[Stored data]

◆ ◆ ◆ ◆ ◆

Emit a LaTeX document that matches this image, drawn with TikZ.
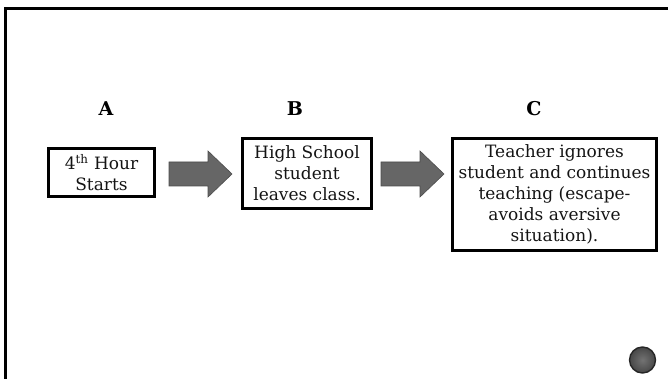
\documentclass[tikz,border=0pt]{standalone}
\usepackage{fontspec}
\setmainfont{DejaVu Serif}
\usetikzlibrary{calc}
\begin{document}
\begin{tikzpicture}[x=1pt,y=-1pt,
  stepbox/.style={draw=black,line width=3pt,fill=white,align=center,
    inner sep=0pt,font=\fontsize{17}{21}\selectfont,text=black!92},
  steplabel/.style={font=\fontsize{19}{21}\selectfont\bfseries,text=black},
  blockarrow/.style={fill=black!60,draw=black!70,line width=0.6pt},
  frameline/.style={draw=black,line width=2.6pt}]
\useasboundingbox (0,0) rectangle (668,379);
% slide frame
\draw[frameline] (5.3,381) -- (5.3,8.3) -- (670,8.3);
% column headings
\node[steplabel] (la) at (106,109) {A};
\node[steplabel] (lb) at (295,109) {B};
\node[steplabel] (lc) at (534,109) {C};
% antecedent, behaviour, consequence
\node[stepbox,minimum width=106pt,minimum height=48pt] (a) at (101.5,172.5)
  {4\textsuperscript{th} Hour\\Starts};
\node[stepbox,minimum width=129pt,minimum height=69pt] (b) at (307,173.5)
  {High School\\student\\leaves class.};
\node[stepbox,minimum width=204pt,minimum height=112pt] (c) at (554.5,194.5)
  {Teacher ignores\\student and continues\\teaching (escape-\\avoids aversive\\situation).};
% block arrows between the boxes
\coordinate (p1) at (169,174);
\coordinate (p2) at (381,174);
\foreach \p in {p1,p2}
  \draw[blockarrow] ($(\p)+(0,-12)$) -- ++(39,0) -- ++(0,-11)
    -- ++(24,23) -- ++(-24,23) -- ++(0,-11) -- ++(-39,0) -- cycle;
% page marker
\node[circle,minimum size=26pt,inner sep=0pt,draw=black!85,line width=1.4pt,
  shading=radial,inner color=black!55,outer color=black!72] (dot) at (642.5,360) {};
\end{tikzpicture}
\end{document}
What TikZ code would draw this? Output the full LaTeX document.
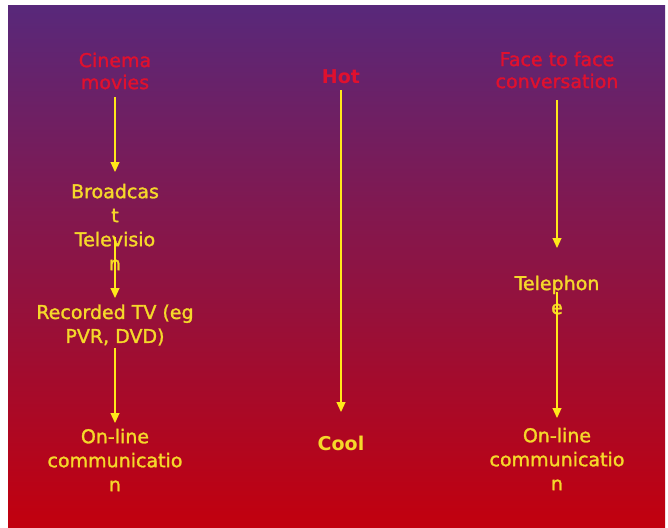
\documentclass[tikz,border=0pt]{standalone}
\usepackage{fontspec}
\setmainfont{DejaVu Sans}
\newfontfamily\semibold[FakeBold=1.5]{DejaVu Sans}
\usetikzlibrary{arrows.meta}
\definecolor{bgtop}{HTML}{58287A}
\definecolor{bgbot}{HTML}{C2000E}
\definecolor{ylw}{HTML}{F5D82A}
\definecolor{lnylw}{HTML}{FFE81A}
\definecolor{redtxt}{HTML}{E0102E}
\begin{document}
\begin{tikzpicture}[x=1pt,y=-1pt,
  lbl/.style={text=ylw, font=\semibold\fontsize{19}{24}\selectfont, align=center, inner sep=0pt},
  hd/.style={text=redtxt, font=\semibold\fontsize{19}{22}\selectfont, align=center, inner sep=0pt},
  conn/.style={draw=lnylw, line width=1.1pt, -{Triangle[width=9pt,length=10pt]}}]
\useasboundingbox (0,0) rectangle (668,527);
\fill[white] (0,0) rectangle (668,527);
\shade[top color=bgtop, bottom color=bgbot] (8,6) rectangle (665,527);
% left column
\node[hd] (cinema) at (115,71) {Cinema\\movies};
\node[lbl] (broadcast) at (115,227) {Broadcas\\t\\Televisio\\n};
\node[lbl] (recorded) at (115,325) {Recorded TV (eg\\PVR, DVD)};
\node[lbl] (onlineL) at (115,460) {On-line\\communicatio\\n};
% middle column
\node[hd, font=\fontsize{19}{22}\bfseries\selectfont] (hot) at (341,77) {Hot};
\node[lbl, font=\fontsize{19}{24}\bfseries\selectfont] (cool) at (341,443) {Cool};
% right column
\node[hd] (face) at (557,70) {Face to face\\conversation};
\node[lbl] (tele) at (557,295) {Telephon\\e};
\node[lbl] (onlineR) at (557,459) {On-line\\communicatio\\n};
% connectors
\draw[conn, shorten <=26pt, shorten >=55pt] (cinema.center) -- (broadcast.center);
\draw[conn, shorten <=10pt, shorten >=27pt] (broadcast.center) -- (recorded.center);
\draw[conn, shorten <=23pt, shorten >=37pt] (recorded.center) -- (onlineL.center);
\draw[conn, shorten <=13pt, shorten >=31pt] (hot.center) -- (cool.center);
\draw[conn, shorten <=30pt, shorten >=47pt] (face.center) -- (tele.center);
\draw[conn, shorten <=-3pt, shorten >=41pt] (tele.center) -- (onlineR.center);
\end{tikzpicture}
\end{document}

◆ ◆ ◆ ◆ ◆

▶ **TASK DETAILS**
Without the pictures, print the whole listing exactly as given.

▶ **SOLUTION TO THE EXERCISE**
Emit a LaTeX document that matches this image, drawn with TikZ.
\documentclass[tikz,border=0pt]{standalone}
\usepackage{fontspec}
\setmainfont{DejaVu Serif}
\usetikzlibrary{calc}
\begin{document}
\begin{tikzpicture}[x=1pt,y=-1pt,
  stepbox/.style={draw=black,line width=3pt,fill=white,align=center,
    inner sep=0pt,font=\fontsize{17}{21}\selectfont,text=black!92},
  steplabel/.style={font=\fontsize{19}{21}\selectfont\bfseries,text=black},
  blockarrow/.style={fill=black!60,draw=black!70,line width=0.6pt},
  frameline/.style={draw=black,line width=2.6pt}]
\useasboundingbox (0,0) rectangle (668,379);
% slide frame
\draw[frameline] (5.3,381) -- (5.3,8.3) -- (670,8.3);
% column headings
\node[steplabel] (la) at (106,109) {A};
\node[steplabel] (lb) at (295,109) {B};
\node[steplabel] (lc) at (534,109) {C};
% antecedent, behaviour, consequence
\node[stepbox,minimum width=106pt,minimum height=48pt] (a) at (101.5,172.5)
  {4\textsuperscript{th} Hour\\Starts};
\node[stepbox,minimum width=129pt,minimum height=69pt] (b) at (307,173.5)
  {High School\\student\\leaves class.};
\node[stepbox,minimum width=204pt,minimum height=112pt] (c) at (554.5,194.5)
  {Teacher ignores\\student and continues\\teaching (escape-\\avoids aversive\\situation).};
% block arrows between the boxes
\coordinate (p1) at (169,174);
\coordinate (p2) at (381,174);
\foreach \p in {p1,p2}
  \draw[blockarrow] ($(\p)+(0,-12)$) -- ++(39,0) -- ++(0,-11)
    -- ++(24,23) -- ++(-24,23) -- ++(0,-11) -- ++(-39,0) -- cycle;
% page marker
\node[circle,minimum size=26pt,inner sep=0pt,draw=black!85,line width=1.4pt,
  shading=radial,inner color=black!55,outer color=black!72] (dot) at (642.5,360) {};
\end{tikzpicture}
\end{document}
What TikZ code would draw this? Output the full LaTeX document.
\documentclass[tikz,border=0pt]{standalone}
\usepackage{fontspec}
\setmainfont{DejaVu Sans}
\newfontfamily\semibold[FakeBold=1.5]{DejaVu Sans}
\usetikzlibrary{arrows.meta}
\definecolor{bgtop}{HTML}{58287A}
\definecolor{bgbot}{HTML}{C2000E}
\definecolor{ylw}{HTML}{F5D82A}
\definecolor{lnylw}{HTML}{FFE81A}
\definecolor{redtxt}{HTML}{E0102E}
\begin{document}
\begin{tikzpicture}[x=1pt,y=-1pt,
  lbl/.style={text=ylw, font=\semibold\fontsize{19}{24}\selectfont, align=center, inner sep=0pt},
  hd/.style={text=redtxt, font=\semibold\fontsize{19}{22}\selectfont, align=center, inner sep=0pt},
  conn/.style={draw=lnylw, line width=1.1pt, -{Triangle[width=9pt,length=10pt]}}]
\useasboundingbox (0,0) rectangle (668,527);
\fill[white] (0,0) rectangle (668,527);
\shade[top color=bgtop, bottom color=bgbot] (8,6) rectangle (665,527);
% left column
\node[hd] (cinema) at (115,71) {Cinema\\movies};
\node[lbl] (broadcast) at (115,227) {Broadcas\\t\\Televisio\\n};
\node[lbl] (recorded) at (115,325) {Recorded TV (eg\\PVR, DVD)};
\node[lbl] (onlineL) at (115,460) {On-line\\communicatio\\n};
% middle column
\node[hd, font=\fontsize{19}{22}\bfseries\selectfont] (hot) at (341,77) {Hot};
\node[lbl, font=\fontsize{19}{24}\bfseries\selectfont] (cool) at (341,443) {Cool};
% right column
\node[hd] (face) at (557,70) {Face to face\\conversation};
\node[lbl] (tele) at (557,295) {Telephon\\e};
\node[lbl] (onlineR) at (557,459) {On-line\\communicatio\\n};
% connectors
\draw[conn, shorten <=26pt, shorten >=55pt] (cinema.center) -- (broadcast.center);
\draw[conn, shorten <=10pt, shorten >=27pt] (broadcast.center) -- (recorded.center);
\draw[conn, shorten <=23pt, shorten >=37pt] (recorded.center) -- (onlineL.center);
\draw[conn, shorten <=13pt, shorten >=31pt] (hot.center) -- (cool.center);
\draw[conn, shorten <=30pt, shorten >=47pt] (face.center) -- (tele.center);
\draw[conn, shorten <=-3pt, shorten >=41pt] (tele.center) -- (onlineR.center);
\end{tikzpicture}
\end{document}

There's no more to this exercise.